Bit-Slice Design: Controllers and ALUs

by Donnamaie E. White

Copyright © 1996, 2001, 2002 Donnamaie E. White



Table of Contents

1. Introduction

2. Simple Controllers

3. Adding Programming Support to the Controller

4. Refining the CCU

5. Evolution of the ALU

6. The ALU and Basic Arithmetic

7. Tying the System Together




Adding Programming Support to the Controller

Last Edit September 24, 1996; May 1, 1999; July 7, 2001

Microprogram Memory

The microprogram memory is implemented in ROMs when a final design is debugged and a high volume production run is anticipated. ROMs carry a mask charge for their factory programming, and the production volume must be sufficient to absorb this charge. Low volume production and prototypes are implemented in PROMs, erasable PROMs (EEPROMS), or writable control stores. In the PROM family, registered PROMs, memories with on-board pipeline registers, also exist. [Early 1980s]

AMD's Am27S27

The Am27S27 was a registered PROM. It was organized as a 512 by 8 array, with nine (9) address lines and two (2) enable lines. The worst-case time between the address being presented and the data being ready to enter the register was 50ns and referred to as the address to Cp(high) to set-up time, ts(A). The register must be output-enabled, E'1 and E'2 both LOW, and clocked to load the data. Data are available at the output in 20ns (worst-case) referred to as the delay from Cp(high) to output, tPHL(Cp), tPLH(Cp), assuming that the chip is already enabled. (Refer to the Am27S27 data sheet if you can find one.) If the chip is not enabled, the time delay is 25ns worst-case.

Only the portion of the microword containing the branch address need be under output control. The remaining output enables may be used to allow large PROM memories to be constructed. Most 1K - 4K words deep.

Sample Design

Assume that a 512 by 80 memory is desired. Using the Am27S27 (tristate), ten chips must be placed in parallel with all address and enable lines common (Figure 3-10).

Figure 3-10 512 by 80 Am27527 memory, initial layout.

not yet loaded


The first item that needs to be investigated is DC loading. Assume that the memory is connected to three Am2911 microprogram sequencers, which provide the required 9-bit address (2**n = 512). Each address line carries ten times the loading represented by one Am27S27.

From the data sheets, we get the information in Table 3-3.

The Am2911 can drive 48 loads. The 512 x 80 memory presents 10 loads; thus there is no problem here.

IOL of Am2911 12.0
-------------------- ----- = 48
IIL of Am27S27 0.25

What about AC loading? The Am27S27 will present a capacitive load of 10 x 5pF = 50pF, which, in the Am2911 specification, is the number for which the Am2911 timing is characterized; therefore, there will be no degradation of Am2911 performance.

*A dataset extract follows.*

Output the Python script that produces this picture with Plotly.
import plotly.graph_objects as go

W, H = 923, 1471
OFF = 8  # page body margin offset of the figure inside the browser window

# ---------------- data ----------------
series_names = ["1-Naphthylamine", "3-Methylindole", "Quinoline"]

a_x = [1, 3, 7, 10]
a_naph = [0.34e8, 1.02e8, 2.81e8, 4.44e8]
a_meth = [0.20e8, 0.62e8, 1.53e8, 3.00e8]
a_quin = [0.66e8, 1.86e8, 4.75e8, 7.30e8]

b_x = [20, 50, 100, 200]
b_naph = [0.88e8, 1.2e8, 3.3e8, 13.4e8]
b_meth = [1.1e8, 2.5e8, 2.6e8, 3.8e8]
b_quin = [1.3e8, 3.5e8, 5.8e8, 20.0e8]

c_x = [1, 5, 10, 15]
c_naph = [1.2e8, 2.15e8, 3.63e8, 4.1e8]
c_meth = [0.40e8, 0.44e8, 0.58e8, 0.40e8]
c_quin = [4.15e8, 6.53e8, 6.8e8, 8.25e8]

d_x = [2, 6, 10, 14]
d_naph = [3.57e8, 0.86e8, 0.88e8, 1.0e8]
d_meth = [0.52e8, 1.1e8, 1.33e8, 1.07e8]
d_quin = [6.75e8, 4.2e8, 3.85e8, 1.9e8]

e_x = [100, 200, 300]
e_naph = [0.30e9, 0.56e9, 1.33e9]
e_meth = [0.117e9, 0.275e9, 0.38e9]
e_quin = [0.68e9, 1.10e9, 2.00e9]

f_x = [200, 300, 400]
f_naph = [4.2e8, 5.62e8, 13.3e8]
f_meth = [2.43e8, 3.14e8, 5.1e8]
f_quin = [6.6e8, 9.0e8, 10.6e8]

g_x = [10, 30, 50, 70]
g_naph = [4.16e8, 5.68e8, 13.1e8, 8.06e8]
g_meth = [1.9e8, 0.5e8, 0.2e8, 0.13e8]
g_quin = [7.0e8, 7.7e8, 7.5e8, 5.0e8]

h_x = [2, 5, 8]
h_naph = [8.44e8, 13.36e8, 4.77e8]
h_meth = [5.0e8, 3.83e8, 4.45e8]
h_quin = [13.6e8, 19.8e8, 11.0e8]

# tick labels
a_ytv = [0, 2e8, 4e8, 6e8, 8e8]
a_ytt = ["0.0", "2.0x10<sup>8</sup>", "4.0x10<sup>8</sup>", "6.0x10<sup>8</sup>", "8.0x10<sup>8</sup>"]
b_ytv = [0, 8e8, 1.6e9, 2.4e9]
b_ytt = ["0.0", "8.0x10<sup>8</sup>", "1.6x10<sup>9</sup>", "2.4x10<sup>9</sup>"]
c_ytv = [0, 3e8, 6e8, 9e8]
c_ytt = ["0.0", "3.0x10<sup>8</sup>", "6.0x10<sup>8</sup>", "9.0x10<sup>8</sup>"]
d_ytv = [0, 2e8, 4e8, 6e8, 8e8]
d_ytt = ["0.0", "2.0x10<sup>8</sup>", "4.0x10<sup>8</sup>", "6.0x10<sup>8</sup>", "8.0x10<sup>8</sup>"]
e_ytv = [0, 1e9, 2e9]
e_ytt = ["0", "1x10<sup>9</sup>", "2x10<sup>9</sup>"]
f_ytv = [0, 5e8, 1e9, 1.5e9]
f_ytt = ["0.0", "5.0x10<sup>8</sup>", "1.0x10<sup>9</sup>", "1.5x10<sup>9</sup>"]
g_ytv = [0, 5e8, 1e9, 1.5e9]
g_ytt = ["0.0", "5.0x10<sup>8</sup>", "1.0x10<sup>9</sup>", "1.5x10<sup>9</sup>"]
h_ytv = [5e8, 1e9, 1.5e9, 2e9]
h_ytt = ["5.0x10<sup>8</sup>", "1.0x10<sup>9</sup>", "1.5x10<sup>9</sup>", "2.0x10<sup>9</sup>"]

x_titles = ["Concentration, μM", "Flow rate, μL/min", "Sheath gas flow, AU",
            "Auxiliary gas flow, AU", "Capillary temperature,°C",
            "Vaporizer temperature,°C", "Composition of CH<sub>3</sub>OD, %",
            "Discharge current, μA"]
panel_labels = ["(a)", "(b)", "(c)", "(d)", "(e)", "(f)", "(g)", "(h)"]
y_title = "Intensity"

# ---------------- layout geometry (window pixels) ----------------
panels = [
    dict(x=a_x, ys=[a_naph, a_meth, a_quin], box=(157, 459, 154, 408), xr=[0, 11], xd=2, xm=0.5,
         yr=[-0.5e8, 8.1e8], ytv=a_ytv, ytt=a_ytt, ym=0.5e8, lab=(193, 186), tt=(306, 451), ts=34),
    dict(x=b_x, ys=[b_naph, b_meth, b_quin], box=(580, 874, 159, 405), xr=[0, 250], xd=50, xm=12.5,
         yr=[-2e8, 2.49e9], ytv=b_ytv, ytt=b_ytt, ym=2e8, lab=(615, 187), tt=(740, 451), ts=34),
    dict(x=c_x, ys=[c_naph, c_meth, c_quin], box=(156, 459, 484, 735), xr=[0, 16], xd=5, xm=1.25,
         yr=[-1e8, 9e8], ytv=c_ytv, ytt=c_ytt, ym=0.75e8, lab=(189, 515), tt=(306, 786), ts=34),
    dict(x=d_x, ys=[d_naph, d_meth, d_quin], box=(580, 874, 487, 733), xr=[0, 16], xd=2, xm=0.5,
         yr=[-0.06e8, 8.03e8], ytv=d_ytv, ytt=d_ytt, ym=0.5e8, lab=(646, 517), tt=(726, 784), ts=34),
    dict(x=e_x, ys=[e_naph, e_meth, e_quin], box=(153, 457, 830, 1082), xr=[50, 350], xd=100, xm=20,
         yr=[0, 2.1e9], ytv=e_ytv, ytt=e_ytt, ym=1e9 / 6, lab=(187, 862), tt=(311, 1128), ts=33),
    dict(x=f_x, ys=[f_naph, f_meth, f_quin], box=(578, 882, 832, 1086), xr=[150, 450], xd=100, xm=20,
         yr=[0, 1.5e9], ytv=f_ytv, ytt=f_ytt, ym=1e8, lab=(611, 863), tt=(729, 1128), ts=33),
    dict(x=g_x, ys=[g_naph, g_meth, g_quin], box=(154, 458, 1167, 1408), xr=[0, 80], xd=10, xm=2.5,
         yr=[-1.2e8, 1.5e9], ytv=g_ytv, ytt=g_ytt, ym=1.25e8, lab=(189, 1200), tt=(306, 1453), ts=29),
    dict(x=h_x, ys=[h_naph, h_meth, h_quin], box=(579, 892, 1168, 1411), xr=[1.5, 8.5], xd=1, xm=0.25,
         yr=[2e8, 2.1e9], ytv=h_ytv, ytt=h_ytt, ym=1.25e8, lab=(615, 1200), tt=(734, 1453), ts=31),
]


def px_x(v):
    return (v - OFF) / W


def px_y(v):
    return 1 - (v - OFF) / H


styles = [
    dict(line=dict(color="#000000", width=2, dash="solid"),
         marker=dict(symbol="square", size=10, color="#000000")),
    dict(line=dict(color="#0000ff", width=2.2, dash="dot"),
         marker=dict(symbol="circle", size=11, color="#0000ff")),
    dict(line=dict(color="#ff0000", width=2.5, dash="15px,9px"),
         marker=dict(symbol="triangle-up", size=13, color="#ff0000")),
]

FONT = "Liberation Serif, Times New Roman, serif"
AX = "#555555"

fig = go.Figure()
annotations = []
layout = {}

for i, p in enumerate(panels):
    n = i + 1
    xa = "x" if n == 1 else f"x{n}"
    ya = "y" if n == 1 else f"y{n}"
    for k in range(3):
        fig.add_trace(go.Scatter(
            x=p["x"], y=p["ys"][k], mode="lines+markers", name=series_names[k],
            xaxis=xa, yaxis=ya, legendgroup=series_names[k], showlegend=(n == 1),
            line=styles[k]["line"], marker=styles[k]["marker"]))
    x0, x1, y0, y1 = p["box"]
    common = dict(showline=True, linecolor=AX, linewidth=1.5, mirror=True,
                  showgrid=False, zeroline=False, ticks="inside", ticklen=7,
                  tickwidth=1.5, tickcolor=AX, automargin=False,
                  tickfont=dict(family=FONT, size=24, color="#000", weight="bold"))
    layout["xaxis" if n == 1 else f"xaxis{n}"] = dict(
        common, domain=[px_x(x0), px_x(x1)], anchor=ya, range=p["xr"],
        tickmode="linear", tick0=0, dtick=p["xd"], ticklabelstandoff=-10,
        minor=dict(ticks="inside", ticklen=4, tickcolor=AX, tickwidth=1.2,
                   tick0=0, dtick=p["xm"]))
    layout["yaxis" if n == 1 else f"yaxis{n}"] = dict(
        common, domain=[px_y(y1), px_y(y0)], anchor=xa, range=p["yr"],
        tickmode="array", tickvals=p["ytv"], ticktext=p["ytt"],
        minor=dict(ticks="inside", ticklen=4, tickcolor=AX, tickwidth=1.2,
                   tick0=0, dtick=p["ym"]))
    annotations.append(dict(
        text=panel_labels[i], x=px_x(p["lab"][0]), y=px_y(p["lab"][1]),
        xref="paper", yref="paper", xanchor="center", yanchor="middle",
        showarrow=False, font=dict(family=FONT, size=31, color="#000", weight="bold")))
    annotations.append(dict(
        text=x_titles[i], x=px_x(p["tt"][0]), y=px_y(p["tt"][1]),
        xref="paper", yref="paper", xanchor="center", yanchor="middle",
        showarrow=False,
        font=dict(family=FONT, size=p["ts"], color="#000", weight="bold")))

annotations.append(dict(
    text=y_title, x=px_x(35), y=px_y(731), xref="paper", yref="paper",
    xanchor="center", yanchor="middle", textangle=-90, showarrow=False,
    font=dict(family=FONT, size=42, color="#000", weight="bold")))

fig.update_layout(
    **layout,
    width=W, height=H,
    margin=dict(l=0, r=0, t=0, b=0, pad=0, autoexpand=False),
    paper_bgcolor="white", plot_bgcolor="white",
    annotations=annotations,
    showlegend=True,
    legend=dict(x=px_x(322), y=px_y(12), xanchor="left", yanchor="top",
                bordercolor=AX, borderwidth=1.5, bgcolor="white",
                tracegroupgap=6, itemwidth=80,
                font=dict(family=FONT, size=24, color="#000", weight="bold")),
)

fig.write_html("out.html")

Table 3-3 Data on DC Loading

Parameter Am2911 Am27S27 Low Power
VOH 2.4V    
IOH -2.6mA    
VOL 0.5V    
IOL 12mA    
VIH   2.0V 2.0V
IIH   225A 2.0A
VIL   0.8V 0.8V
IIL   -0.25mA -0.4mA
CIN   5pF  

Sample Design 2

Assume that a 2K x 80 memory is desired.

This requires that an Am25LS139 Decoder (or comparable device) be used to decode the two added high-order address bits into output enable E'2 signals. Three Am2911 units are required to supply the 11-bit address. The configuration is shown in Figure 3-11, which details the basic interconnections.

Figure 3-11 2K by 80 Am27527 memory. Only one "row" of 27527s are enabled at any one time.

Fig 3-11

The address lines are loaded with 4 x 10 = 40 loads, under the 48 load limit; therefore, no buffer drivers are required.

The Am27S27S devices are switched by row and are not always enabled. When the enable signal is switched, there is an added delay of 5ns using tPZL(CP), tPZH(CP) as the device switches from its high-impedance state to active output, making the total delay from clock to output 25ns worst case.

The AC loading is significant with 40 x 5pF = 200pF loading on each Am2911 address line.

The Am2911 performance must be degraded in accordance with this increased capacitive load by 0.1ns per pF over 50pF:

200pF - 50pF = 150pF

0.1ns/pF x 150pF = 15ns added delay to the Am2911 propagation time

There is no way to avoid the delay. Any buffer drivers inserted between the Am2911 and the Am27S27 array, while removing the Am2911 degradation, would add a propagation delay of their own of an approximately equivalent magnitude.

The 0.1ns/pF degradation figure is conservative, and measurements have shown that the actual degradation is somewhat less (0.07ns/pF), but it is the accepted figure for worst-case timing, where conservative estimates are desirable.